Christian Bale as Dr. Michael Burry
Steve Carell as Mark Baum
Ryan Gosling as Jared Vennett
Jeremy Strong as Vinnie Daniel
Directed and co-written by Adam McKay
Five Oscar ® nods for this film: Best Picture, Film Editing, Supporting Actor (Christian Bale), and two for Adam McKay (Director, Adapted Screenplay).
2005. Michael Burry (Bale) sees a hidden trend in the stock market dealing with mortgages, decides to exploit that trend (betting against the housing market) to make a ton of money. Shortly, another stock man jumps on board, then a couple more, and a couple more. 2008. The market crashes. These gamblers stand to make a ton of money, but the banks are going bankrupt. No money. What’s worse, is that when seen at a deeper level, the gamblers were betting against Americans. Betting that they wouldn’t make their payments. So if they made money, Americans would be losing their homes. Moral dilemma. Can money really solve all your problems?

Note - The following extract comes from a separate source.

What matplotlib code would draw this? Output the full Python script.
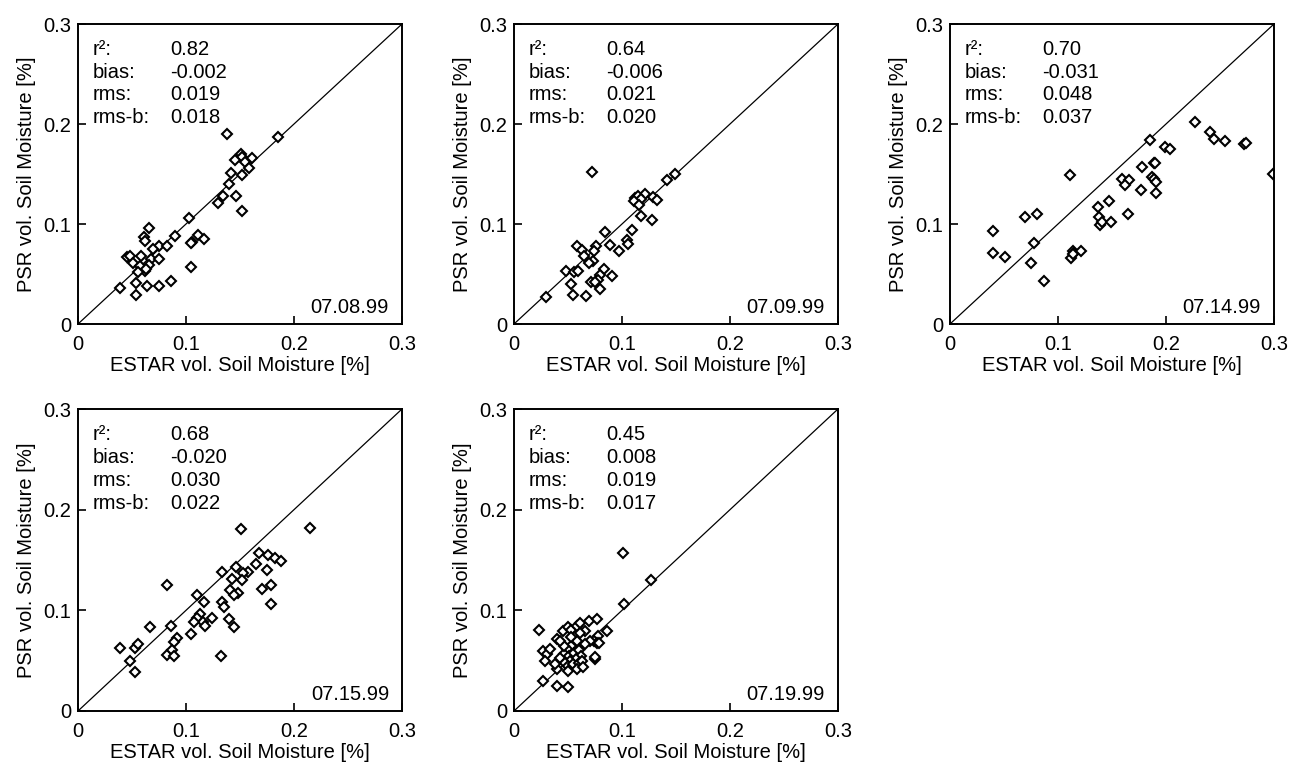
import matplotlib
matplotlib.use("Agg")
import matplotlib.pyplot as plt

plt.rcParams['font.family'] = ['Liberation Sans', 'DejaVu Sans']

# Dates of the five comparison flights
dates = ["07.08.99", "07.09.99", "07.14.99", "07.15.99", "07.19.99"]

# Statistics printed in each panel: r2, bias, rms, rms-b
r2_vals = ["0.82", "0.64", "0.70", "0.68", "0.45"]
bias_vals = ["-0.002", "-0.006", "-0.031", "-0.020", "0.008"]
rms_vals = ["0.019", "0.021", "0.048", "0.030", "0.019"]
rmsb_vals = ["0.018", "0.020", "0.037", "0.022", "0.017"]

# 07.08.99  (ESTAR, PSR)
estar_0708 = [0.138, 0.185, 0.151, 0.152, 0.145, 0.161, 0.155, 0.158, 0.142, 0.152,
              0.140, 0.134, 0.130, 0.146, 0.152, 0.103, 0.066, 0.061, 0.062, 0.090,
              0.111, 0.106, 0.105, 0.117, 0.075, 0.082, 0.069, 0.045, 0.048, 0.058,
              0.051, 0.057, 0.068, 0.075, 0.066, 0.062, 0.056, 0.105, 0.039, 0.054,
              0.064, 0.075, 0.086, 0.054, 0.063]
psr_0708 = [0.190, 0.187, 0.170, 0.167, 0.164, 0.166, 0.162, 0.156, 0.151, 0.149,
            0.140, 0.128, 0.121, 0.128, 0.113, 0.106, 0.096, 0.087, 0.083, 0.088,
            0.089, 0.082, 0.081, 0.085, 0.078, 0.078, 0.075, 0.067, 0.068, 0.068,
            0.061, 0.058, 0.065, 0.065, 0.059, 0.053, 0.052, 0.057, 0.036, 0.041,
            0.038, 0.038, 0.043, 0.029, 0.055]

# 07.09.99
estar_0709 = [0.072, 0.149, 0.142, 0.121, 0.112, 0.115, 0.118, 0.129, 0.132, 0.111,
              0.116, 0.118, 0.128, 0.109, 0.084, 0.105, 0.106, 0.089, 0.097, 0.058,
              0.063, 0.076, 0.074, 0.065, 0.073, 0.069, 0.048, 0.056, 0.059, 0.083,
              0.080, 0.091, 0.078, 0.071, 0.075, 0.080, 0.053, 0.055, 0.067, 0.030]
psr_0709 = [0.152, 0.150, 0.144, 0.130, 0.126, 0.128, 0.125, 0.127, 0.124, 0.123,
            0.119, 0.108, 0.104, 0.094, 0.092, 0.084, 0.080, 0.079, 0.073, 0.078,
            0.074, 0.078, 0.073, 0.068, 0.063, 0.061, 0.053, 0.052, 0.053, 0.055,
            0.049, 0.048, 0.044, 0.042, 0.042, 0.035, 0.040, 0.029, 0.028, 0.027]

# 07.14.99
estar_0714 = [0.185, 0.199, 0.204, 0.178, 0.189, 0.187, 0.189, 0.191, 0.191, 0.177,
              0.159, 0.166, 0.162, 0.165, 0.147, 0.137, 0.138, 0.139, 0.141, 0.149,
              0.111, 0.069, 0.081, 0.040, 0.040, 0.051, 0.078, 0.075, 0.087, 0.114,
              0.115, 0.121, 0.112, 0.114, 0.227, 0.241, 0.244, 0.255, 0.272, 0.274,
              0.299, 0.190]
psr_0714 = [0.184, 0.177, 0.175, 0.157, 0.161, 0.147, 0.145, 0.142, 0.131, 0.134,
            0.145, 0.144, 0.139, 0.110, 0.123, 0.117, 0.107, 0.099, 0.102, 0.102,
            0.149, 0.107, 0.110, 0.093, 0.071, 0.067, 0.081, 0.061, 0.043, 0.073,
            0.071, 0.073, 0.066, 0.070, 0.202, 0.192, 0.185, 0.183, 0.180, 0.181,
            0.150, 0.161]

# 07.15.99
estar_0715 = [0.151, 0.082, 0.168, 0.176, 0.182, 0.188, 0.165, 0.157, 0.153, 0.146,
              0.133, 0.175, 0.143, 0.152, 0.141, 0.148, 0.144, 0.170, 0.179, 0.179,
              0.110, 0.117, 0.133, 0.135, 0.113, 0.110, 0.116, 0.118, 0.124, 0.107,
              0.140, 0.144, 0.105, 0.086, 0.067, 0.092, 0.089, 0.039, 0.053, 0.056,
              0.082, 0.087, 0.089, 0.132, 0.048, 0.053, 0.215]
psr_0715 = [0.181, 0.125, 0.157, 0.155, 0.152, 0.149, 0.146, 0.138, 0.137, 0.143,
            0.138, 0.140, 0.131, 0.130, 0.120, 0.117, 0.115, 0.121, 0.125, 0.106,
            0.115, 0.108, 0.108, 0.103, 0.096, 0.092, 0.088, 0.084, 0.092, 0.088,
            0.091, 0.083, 0.076, 0.084, 0.083, 0.073, 0.069, 0.063, 0.063, 0.067,
            0.056, 0.061, 0.055, 0.055, 0.050, 0.039, 0.182]

# 07.19.99
estar_0719 = [0.023, 0.027, 0.031, 0.029, 0.033, 0.040, 0.045, 0.050, 0.053, 0.058,
              0.061, 0.069, 0.077, 0.086, 0.078, 0.074, 0.077, 0.070, 0.066, 0.058,
              0.053, 0.049, 0.046, 0.043, 0.051, 0.056, 0.060, 0.062, 0.057, 0.052,
              0.047, 0.040, 0.038, 0.050, 0.055, 0.060, 0.063, 0.050, 0.058, 0.075,
              0.064, 0.027, 0.040, 0.050, 0.046, 0.043, 0.053, 0.066, 0.061, 0.101,
              0.127, 0.102, 0.079, 0.075]
psr_0719 = [0.080, 0.060, 0.057, 0.050, 0.062, 0.072, 0.079, 0.083, 0.080, 0.084,
            0.087, 0.089, 0.091, 0.079, 0.075, 0.070, 0.068, 0.070, 0.067, 0.070,
            0.065, 0.062, 0.057, 0.053, 0.055, 0.058, 0.061, 0.055, 0.052, 0.050,
            0.048, 0.042, 0.047, 0.045, 0.047, 0.048, 0.050, 0.040, 0.042, 0.052,
            0.044, 0.030, 0.025, 0.024, 0.065, 0.070, 0.074, 0.079, 0.077, 0.157,
            0.130, 0.106, 0.068, 0.054]

estar_series = [estar_0708, estar_0709, estar_0714, estar_0715, estar_0719]
psr_series = [psr_0708, psr_0709, psr_0714, psr_0715, psr_0719]

ticks = [0, 0.1, 0.2, 0.3]
tick_labels = ["0", "0.1", "0.2", "0.3"]
FS = 14.5


def draw_panel(ax, estar, psr, date, r2, bias, rms, rmsb):
    ax.plot([0, 0.3], [0, 0.3], color='black', linewidth=0.9)
    ax.plot(estar, psr, linestyle='none', marker='D', markersize=5.2,
            markerfacecolor='white', markeredgecolor='black', markeredgewidth=1.5)
    ax.set_xlim(0, 0.3)
    ax.set_ylim(0, 0.3)
    ax.set_xticks(ticks)
    ax.set_xticklabels(tick_labels)
    ax.set_yticks(ticks)
    ax.set_yticklabels(tick_labels)
    ax.tick_params(direction='in', length=6, width=1.2, labelsize=FS)
    ax.tick_params(axis='x', pad=8)
    ax.tick_params(axis='y', pad=5)
    for sp in ax.spines.values():
        sp.set_linewidth(1.4)
    ax.set_xlabel("ESTAR vol. Soil Moisture [%]", fontsize=FS, labelpad=1)
    ax.set_ylabel("PSR vol. Soil Moisture [%]", fontsize=FS, labelpad=5)

    # statistics block in the upper left corner
    names = ["r\u00b2:", "bias:", "rms:", "rms-b:"]
    values = [r2, bias, rms, rmsb]
    for i in range(4):
        y = 1 - (31 + i * 22.7) / 300
        ax.text(0.046, y, names[i], transform=ax.transAxes, fontsize=FS, va='baseline')
        ax.text(0.284, y, values[i], transform=ax.transAxes, fontsize=FS, va='baseline')
    ax.text(0.96, 0.037, date, transform=ax.transAxes, fontsize=FS,
            ha='right', va='baseline')


fig = plt.figure(figsize=(13, 7.65), dpi=100)
W, H = 1300, 765
lefts = [78, 514, 950]
rows = [(24, 324), (409, 711)]
for i in range(5):
    left = lefts[i % 3]
    top, bottom = rows[i // 3]
    ax = fig.add_axes([left / W, 1 - bottom / H, 324 / W, (bottom - top) / H])
    draw_panel(ax, estar_series[i], psr_series[i], dates[i],
               r2_vals[i], bias_vals[i], rms_vals[i], rmsb_vals[i])

fig.savefig("out.png", dpi=100)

I haven’t read the book, but I can imagine the work that went into writing this script. Ugh. Just trying to understand everything would be a nightmare! The script dumbed it down enough for me, a stock noob, to get that it was a REALLY BAD THING that happened. Even with help from people like Serena Gomez and Margot Robbie (brilliantly written cameos, btw), I followed about 50% of what was happening. Too technical. Which, I suppose, is the problem with big business/banks/insurance/government/etc. right now-the lay people have NO idea what’s really happening, so we follow what they say, do what they tell us, and go along with it. Lemmings.
Fun bits were minimal in the Big Short. It’s too serious and stressful. But here’s a couple:
• Steve Carell. He’s such a talented actor. Kind of surprised he didn’t get a nomination, honestly. His portrayal of a man torn between responsibility to his family (make money) and his moral center (everyone’s losing their homes) is brilliant.
• Brad Pitt and his two protégés (John Magaro and Finn Wittrock). He’s brilliant, they’re super new to the game. The innocence and experience playing off of one another, creating moral turmoil. This movie is very morality-based.
• Mark Baum (Steve Carell)’s gang of number crunchers. Vinnie (Strong), Danny (Rafe Spall [of Blood and Ice Cream trilogy fame]), and Porter (Hamish Linklater) are absolutely fantastic. Off the cuff, smart, amazing. And obsessed with good food. This trio was dynamite.
As good as I thought this film was, I just can’t really see it as a legit Best Picture nominee. I think there’s a deeper ploy at work here. Editing, though? Seamless. Exceptional. But up against some VERY tough competition (Mad Max: Fury Road, Spotlight, Star Wars, and the Revenant). Best of luck. And what a turn for Adam McKay, formerly of Will Ferrell comedies. It’s good to expand your resume.
Weepy Meter: 1/10 Nah. Carell’s got a couple of scenes that are gripping. And you get into it. But I don’t think I actually cried. Not really.
Man Meter: 7/10 Again, it’s awards season. If he likes film, or economics, or current events, or Brad Pitt, he’s in for a treat. Get ready to discuss. Impress the hell out of him when you know more about the market crash than he does.
Overall Rating: 7/10 Not really my type of movie, but very well done. Probably won’t watch this one again, either.